Depth psychology has little to do with hidden content beneath the surface or icebergs. To clear up a few clichés for once.
When you say you are a depth psychologist, you are surprisingly rarely asked what that actually is. Somehow everyone immediately has a picture. It’s about the “subconscious”, about some dark and hidden regions “below” rational thought, which are brought to light interpretatively — either on a couch or with ominous apparatus. It provokes images of cellars, the deep sea or icebergs, where most of it lies below sea level. Fun Fact: I’ve been giving lectures on qualitative methods at a business university for a few years now, and the script I received as a template at the time was adorned with such an iceberg (and a poorly cropped one too).
I’m sure entire essays could be written on what depth psychology is all about. To make matters worse, there are countless depth psychological schools and concepts of the unconscious. But in order to get rid of the clichés, it is enough to make clear the central basic assumption of depth psychology.
First of all, depth psychology does not necessarily have anything to do with psychotherapy. It is one of many possible applications. At INNCH, for example, we use depth psychological cultural and market research as a basis for development and creation processes. Depth psychology is first of all nothing more than a certain researching attitude. In this context, the word “depth” is very unfortunate and misleading, because depth psychology has nothing to do with depth or a hidden mental place. Rather with contex, with an eye for comprehensive everyday and life-world contexts (“context psychology” or “broad psychology” would actually be more appropriate, but sounds funny).

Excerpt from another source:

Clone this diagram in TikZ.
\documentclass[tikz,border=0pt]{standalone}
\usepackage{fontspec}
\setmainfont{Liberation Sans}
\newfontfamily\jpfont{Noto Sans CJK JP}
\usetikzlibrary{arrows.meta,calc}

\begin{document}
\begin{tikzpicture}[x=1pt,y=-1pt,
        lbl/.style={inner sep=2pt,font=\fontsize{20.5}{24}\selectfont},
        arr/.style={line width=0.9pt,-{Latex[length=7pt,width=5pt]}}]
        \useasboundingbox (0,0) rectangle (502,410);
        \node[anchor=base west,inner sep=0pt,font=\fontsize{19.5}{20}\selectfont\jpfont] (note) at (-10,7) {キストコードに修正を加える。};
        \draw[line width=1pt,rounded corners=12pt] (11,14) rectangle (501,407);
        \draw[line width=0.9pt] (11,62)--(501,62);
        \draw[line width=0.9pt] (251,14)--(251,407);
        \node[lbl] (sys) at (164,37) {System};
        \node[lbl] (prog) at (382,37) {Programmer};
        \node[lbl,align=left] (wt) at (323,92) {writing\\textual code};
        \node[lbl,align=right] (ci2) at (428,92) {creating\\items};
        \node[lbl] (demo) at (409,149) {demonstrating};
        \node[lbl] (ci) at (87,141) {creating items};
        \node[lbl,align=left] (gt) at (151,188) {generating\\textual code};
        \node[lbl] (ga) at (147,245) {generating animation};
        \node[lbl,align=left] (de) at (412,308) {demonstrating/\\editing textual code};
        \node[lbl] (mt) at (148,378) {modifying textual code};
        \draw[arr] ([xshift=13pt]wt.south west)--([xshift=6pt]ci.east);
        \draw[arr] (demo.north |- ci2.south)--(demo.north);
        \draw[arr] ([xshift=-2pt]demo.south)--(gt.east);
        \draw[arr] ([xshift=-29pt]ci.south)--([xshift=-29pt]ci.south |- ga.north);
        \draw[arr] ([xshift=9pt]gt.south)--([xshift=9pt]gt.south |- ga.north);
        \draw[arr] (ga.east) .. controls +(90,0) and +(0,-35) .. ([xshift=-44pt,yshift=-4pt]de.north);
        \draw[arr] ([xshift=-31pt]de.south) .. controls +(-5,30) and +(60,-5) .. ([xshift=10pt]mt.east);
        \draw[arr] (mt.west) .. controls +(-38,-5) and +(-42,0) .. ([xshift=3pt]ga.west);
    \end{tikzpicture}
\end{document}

Actually, the depth psychologist is a boring and terribly order-loving guy. Quite a square, actually. He runs (if he is paid for it) researching through the world and smells order, sense, purposefulness, intention everywhere. Nothing is coincidence or arbitrary for him, everything follows a regularity and a meaningful plan.
Unfortunately, there are many things in this world that at first glance do not make sense and are not purposeful. People fall in love with the wrong person constantly, we cannot explain our sudden sympathy or antipathy, we buy another product that we do not actually need. This upsets the order- and principle-loving depth psychologist so much that he invents a construct, so that everything makes sense again and has its order: The unconscious. Nothing is more distasteful to him than to abandon his conviction that everything in the realm of behavior and experience makes sense, fulfills a purpose, follows a purposeful pattern. That simply nothing and really nothing at all is arbitrary or coincidental. That’s just how he is, the depth psychologist.
The unconscious is thus nothing more than the assumed and added “missing” context of meaning. A context that sometimes is just not clear to us, not conscious, because we do not have all life experiences and our entire life context constantly on the screen. This connection is also not somewhere “below”, it is the patterns, the patterns between what is otherwise all quite obvious. Sometimes these connections seep out of our every pore. They are in statements and ideas, they live in the stories that respondents tell us in in-depth interviews, they reveal themselves in how these stories are remembered and in what words they are told, they show up in people’s imaginings or reveal themselves in the interpersonal dynamics of conversations.
The “transference” is also nothing else than such an interpersonal dynamic, which one already knows from everyday life. There the student stands “in the morning” at 12 o’clock in the bakery and buys rolls for breakfast and the saleswoman looks at him supposedly strangely. Our student already has an unpleasant feeling. What he doesn’t realize is that he is simply transferring his (guilty) feelings, which he knows from home when he has slept so late again and his mother has reproached him, to the saleswoman. The saleswoman doesn’t care about all this, she probably doesn’t know anything about this transfer. By assuming such a connection — neither the student nor the saleswoman is aware of it — from a larger context (the student’s life story), the depth psychologist can sleep peacefully again. He has saved the order of the world and can stick to his worldview: Everything makes sense.
Such unconscious connections can also be tense or even conflictual, they are sometimes simple and sometimes complex and multi-layered, they are sometimes more or less available to us, they follow their own psycho-logical rules which differ from those of “logical reason”, they are associative, visual, “physical” and often “sloppy”. However, they always make sense.
One must be clear, of course: A concept like “The Unconscious” is a scientific construct, and thus first of all an assumption of the psychologist. Actually, it is even irrelevant whether the unconscious really exists or whether it is only a construct. What is important — and only then may depth psychological research call itself scientific: It must be made comprehensible, verifiable and transparent how these connections of meaning are reconstructed. Other researchers — as long as they work with comparable methods and start from the same basic assumption (“everything makes sense”) — must come to the same conclusion. In the corporate context, it must prove useful, not only to explain experience and behavior, but also to make forecasts and potential assessments possible, or to serve as a practicable basis for creation processes.
Oh, and there is another prejudice that you encounter again and again as a depth psychologist, preferably at parties: “Oh, you’re a psychologist, I’ll have to watch what I say.” Careful: That’s not a cliché, it’s true!